SUPPLIED MATERIAL

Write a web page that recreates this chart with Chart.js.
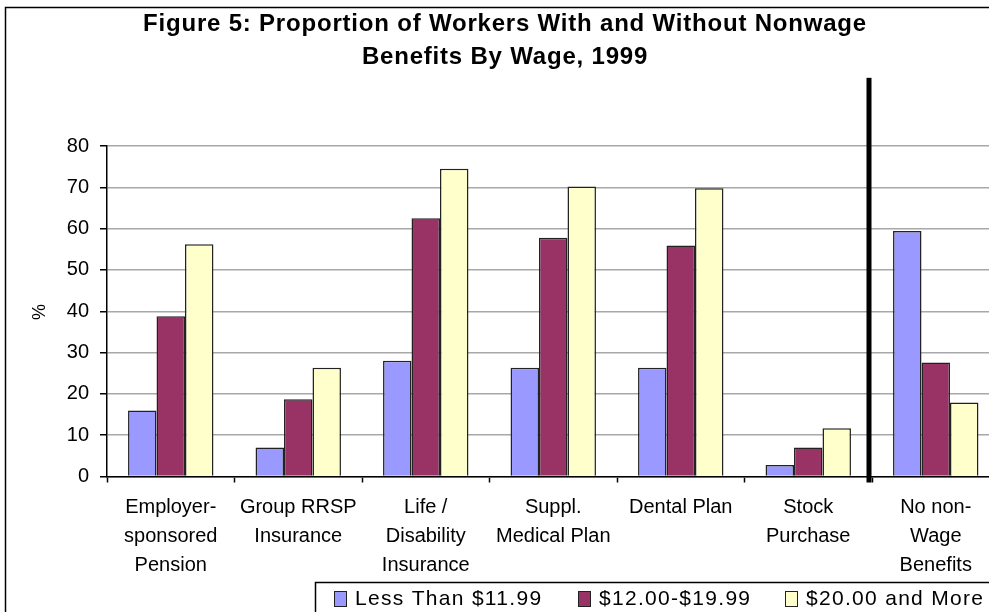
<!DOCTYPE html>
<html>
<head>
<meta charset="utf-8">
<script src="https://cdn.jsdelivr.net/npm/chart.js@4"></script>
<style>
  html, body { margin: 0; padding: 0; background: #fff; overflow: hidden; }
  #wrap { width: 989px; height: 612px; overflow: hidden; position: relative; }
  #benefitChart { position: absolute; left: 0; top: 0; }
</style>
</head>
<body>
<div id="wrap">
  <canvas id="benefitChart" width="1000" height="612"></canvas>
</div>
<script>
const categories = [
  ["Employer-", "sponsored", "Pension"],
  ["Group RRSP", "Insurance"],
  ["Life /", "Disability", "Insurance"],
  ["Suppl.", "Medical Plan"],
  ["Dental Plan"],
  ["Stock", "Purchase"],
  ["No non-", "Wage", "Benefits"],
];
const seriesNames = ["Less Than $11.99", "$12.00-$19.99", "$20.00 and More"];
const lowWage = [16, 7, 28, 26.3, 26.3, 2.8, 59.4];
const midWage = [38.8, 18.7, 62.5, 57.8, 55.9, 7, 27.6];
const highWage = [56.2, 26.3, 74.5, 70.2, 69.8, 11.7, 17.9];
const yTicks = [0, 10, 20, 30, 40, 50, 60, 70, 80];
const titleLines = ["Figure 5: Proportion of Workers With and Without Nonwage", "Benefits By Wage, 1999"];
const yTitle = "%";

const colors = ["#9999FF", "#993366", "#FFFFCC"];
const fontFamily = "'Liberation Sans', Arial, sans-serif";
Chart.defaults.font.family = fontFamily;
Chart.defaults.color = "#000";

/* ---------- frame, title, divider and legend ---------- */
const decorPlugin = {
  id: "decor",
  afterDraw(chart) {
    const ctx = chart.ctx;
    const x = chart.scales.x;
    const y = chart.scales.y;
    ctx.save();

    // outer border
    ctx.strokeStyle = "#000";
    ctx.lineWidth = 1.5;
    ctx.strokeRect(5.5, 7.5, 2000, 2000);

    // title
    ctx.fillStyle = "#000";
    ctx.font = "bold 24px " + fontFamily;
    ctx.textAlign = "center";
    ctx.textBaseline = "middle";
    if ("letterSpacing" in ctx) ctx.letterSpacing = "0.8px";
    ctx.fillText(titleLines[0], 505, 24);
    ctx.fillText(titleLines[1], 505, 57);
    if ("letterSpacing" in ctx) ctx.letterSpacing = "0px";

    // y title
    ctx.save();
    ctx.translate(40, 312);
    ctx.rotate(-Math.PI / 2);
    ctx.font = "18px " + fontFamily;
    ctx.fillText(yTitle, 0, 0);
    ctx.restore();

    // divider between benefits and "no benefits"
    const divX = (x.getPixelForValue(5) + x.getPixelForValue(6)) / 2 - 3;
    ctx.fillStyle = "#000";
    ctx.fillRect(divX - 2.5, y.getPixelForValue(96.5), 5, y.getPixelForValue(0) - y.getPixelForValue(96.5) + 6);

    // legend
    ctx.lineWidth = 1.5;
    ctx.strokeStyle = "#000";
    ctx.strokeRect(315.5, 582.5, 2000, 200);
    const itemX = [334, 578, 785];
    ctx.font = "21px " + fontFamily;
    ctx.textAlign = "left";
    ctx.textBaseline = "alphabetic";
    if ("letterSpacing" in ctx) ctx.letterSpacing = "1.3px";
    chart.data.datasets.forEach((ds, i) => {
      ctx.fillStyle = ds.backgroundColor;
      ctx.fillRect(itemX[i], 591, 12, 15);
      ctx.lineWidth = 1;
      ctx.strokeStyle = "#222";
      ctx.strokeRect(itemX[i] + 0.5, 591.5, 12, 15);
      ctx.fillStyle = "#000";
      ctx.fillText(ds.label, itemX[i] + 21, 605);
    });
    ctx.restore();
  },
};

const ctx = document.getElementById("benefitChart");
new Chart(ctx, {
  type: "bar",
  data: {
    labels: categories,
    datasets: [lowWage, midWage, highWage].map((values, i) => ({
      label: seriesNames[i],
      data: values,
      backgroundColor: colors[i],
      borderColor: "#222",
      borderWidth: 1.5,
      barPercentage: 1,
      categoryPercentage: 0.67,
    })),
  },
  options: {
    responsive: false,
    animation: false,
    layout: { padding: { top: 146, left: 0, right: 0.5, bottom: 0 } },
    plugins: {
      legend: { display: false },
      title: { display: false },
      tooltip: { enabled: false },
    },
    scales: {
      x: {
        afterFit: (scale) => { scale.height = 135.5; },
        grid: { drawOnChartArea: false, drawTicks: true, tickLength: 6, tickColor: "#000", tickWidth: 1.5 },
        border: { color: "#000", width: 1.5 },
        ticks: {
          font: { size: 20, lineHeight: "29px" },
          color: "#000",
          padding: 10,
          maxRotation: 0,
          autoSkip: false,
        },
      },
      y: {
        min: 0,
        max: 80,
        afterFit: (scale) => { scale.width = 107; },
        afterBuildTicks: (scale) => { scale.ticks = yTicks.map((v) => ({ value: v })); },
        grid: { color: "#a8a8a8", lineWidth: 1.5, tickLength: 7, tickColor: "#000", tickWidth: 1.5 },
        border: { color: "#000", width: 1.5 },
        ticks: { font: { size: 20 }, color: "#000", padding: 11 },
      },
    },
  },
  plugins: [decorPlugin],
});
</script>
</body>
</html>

WHAT YOU NEED TO DO
Repeat the data exactly, excluding the pictures.

WRITTEN REPLY
Write a web page that recreates this chart with Chart.js.
<!DOCTYPE html>
<html>
<head>
<meta charset="utf-8">
<script src="https://cdn.jsdelivr.net/npm/chart.js@4"></script>
<style>
  html, body { margin: 0; padding: 0; background: #fff; overflow: hidden; }
  #wrap { width: 989px; height: 612px; overflow: hidden; position: relative; }
  #benefitChart { position: absolute; left: 0; top: 0; }
</style>
</head>
<body>
<div id="wrap">
  <canvas id="benefitChart" width="1000" height="612"></canvas>
</div>
<script>
const categories = [
  ["Employer-", "sponsored", "Pension"],
  ["Group RRSP", "Insurance"],
  ["Life /", "Disability", "Insurance"],
  ["Suppl.", "Medical Plan"],
  ["Dental Plan"],
  ["Stock", "Purchase"],
  ["No non-", "Wage", "Benefits"],
];
const seriesNames = ["Less Than $11.99", "$12.00-$19.99", "$20.00 and More"];
const lowWage = [16, 7, 28, 26.3, 26.3, 2.8, 59.4];
const midWage = [38.8, 18.7, 62.5, 57.8, 55.9, 7, 27.6];
const highWage = [56.2, 26.3, 74.5, 70.2, 69.8, 11.7, 17.9];
const yTicks = [0, 10, 20, 30, 40, 50, 60, 70, 80];
const titleLines = ["Figure 5: Proportion of Workers With and Without Nonwage", "Benefits By Wage, 1999"];
const yTitle = "%";

const colors = ["#9999FF", "#993366", "#FFFFCC"];
const fontFamily = "'Liberation Sans', Arial, sans-serif";
Chart.defaults.font.family = fontFamily;
Chart.defaults.color = "#000";

/* ---------- frame, title, divider and legend ---------- */
const decorPlugin = {
  id: "decor",
  afterDraw(chart) {
    const ctx = chart.ctx;
    const x = chart.scales.x;
    const y = chart.scales.y;
    ctx.save();

    // outer border
    ctx.strokeStyle = "#000";
    ctx.lineWidth = 1.5;
    ctx.strokeRect(5.5, 7.5, 2000, 2000);

    // title
    ctx.fillStyle = "#000";
    ctx.font = "bold 24px " + fontFamily;
    ctx.textAlign = "center";
    ctx.textBaseline = "middle";
    if ("letterSpacing" in ctx) ctx.letterSpacing = "0.8px";
    ctx.fillText(titleLines[0], 505, 24);
    ctx.fillText(titleLines[1], 505, 57);
    if ("letterSpacing" in ctx) ctx.letterSpacing = "0px";

    // y title
    ctx.save();
    ctx.translate(40, 312);
    ctx.rotate(-Math.PI / 2);
    ctx.font = "18px " + fontFamily;
    ctx.fillText(yTitle, 0, 0);
    ctx.restore();

    // divider between benefits and "no benefits"
    const divX = (x.getPixelForValue(5) + x.getPixelForValue(6)) / 2 - 3;
    ctx.fillStyle = "#000";
    ctx.fillRect(divX - 2.5, y.getPixelForValue(96.5), 5, y.getPixelForValue(0) - y.getPixelForValue(96.5) + 6);

    // legend
    ctx.lineWidth = 1.5;
    ctx.strokeStyle = "#000";
    ctx.strokeRect(315.5, 582.5, 2000, 200);
    const itemX = [334, 578, 785];
    ctx.font = "21px " + fontFamily;
    ctx.textAlign = "left";
    ctx.textBaseline = "alphabetic";
    if ("letterSpacing" in ctx) ctx.letterSpacing = "1.3px";
    chart.data.datasets.forEach((ds, i) => {
      ctx.fillStyle = ds.backgroundColor;
      ctx.fillRect(itemX[i], 591, 12, 15);
      ctx.lineWidth = 1;
      ctx.strokeStyle = "#222";
      ctx.strokeRect(itemX[i] + 0.5, 591.5, 12, 15);
      ctx.fillStyle = "#000";
      ctx.fillText(ds.label, itemX[i] + 21, 605);
    });
    ctx.restore();
  },
};

const ctx = document.getElementById("benefitChart");
new Chart(ctx, {
  type: "bar",
  data: {
    labels: categories,
    datasets: [lowWage, midWage, highWage].map((values, i) => ({
      label: seriesNames[i],
      data: values,
      backgroundColor: colors[i],
      borderColor: "#222",
      borderWidth: 1.5,
      barPercentage: 1,
      categoryPercentage: 0.67,
    })),
  },
  options: {
    responsive: false,
    animation: false,
    layout: { padding: { top: 146, left: 0, right: 0.5, bottom: 0 } },
    plugins: {
      legend: { display: false },
      title: { display: false },
      tooltip: { enabled: false },
    },
    scales: {
      x: {
        afterFit: (scale) => { scale.height = 135.5; },
        grid: { drawOnChartArea: false, drawTicks: true, tickLength: 6, tickColor: "#000", tickWidth: 1.5 },
        border: { color: "#000", width: 1.5 },
        ticks: {
          font: { size: 20, lineHeight: "29px" },
          color: "#000",
          padding: 10,
          maxRotation: 0,
          autoSkip: false,
        },
      },
      y: {
        min: 0,
        max: 80,
        afterFit: (scale) => { scale.width = 107; },
        afterBuildTicks: (scale) => { scale.ticks = yTicks.map((v) => ({ value: v })); },
        grid: { color: "#a8a8a8", lineWidth: 1.5, tickLength: 7, tickColor: "#000", tickWidth: 1.5 },
        border: { color: "#000", width: 1.5 },
        ticks: { font: { size: 20 }, color: "#000", padding: 11 },
      },
    },
  },
  plugins: [decorPlugin],
});
</script>
</body>
</html>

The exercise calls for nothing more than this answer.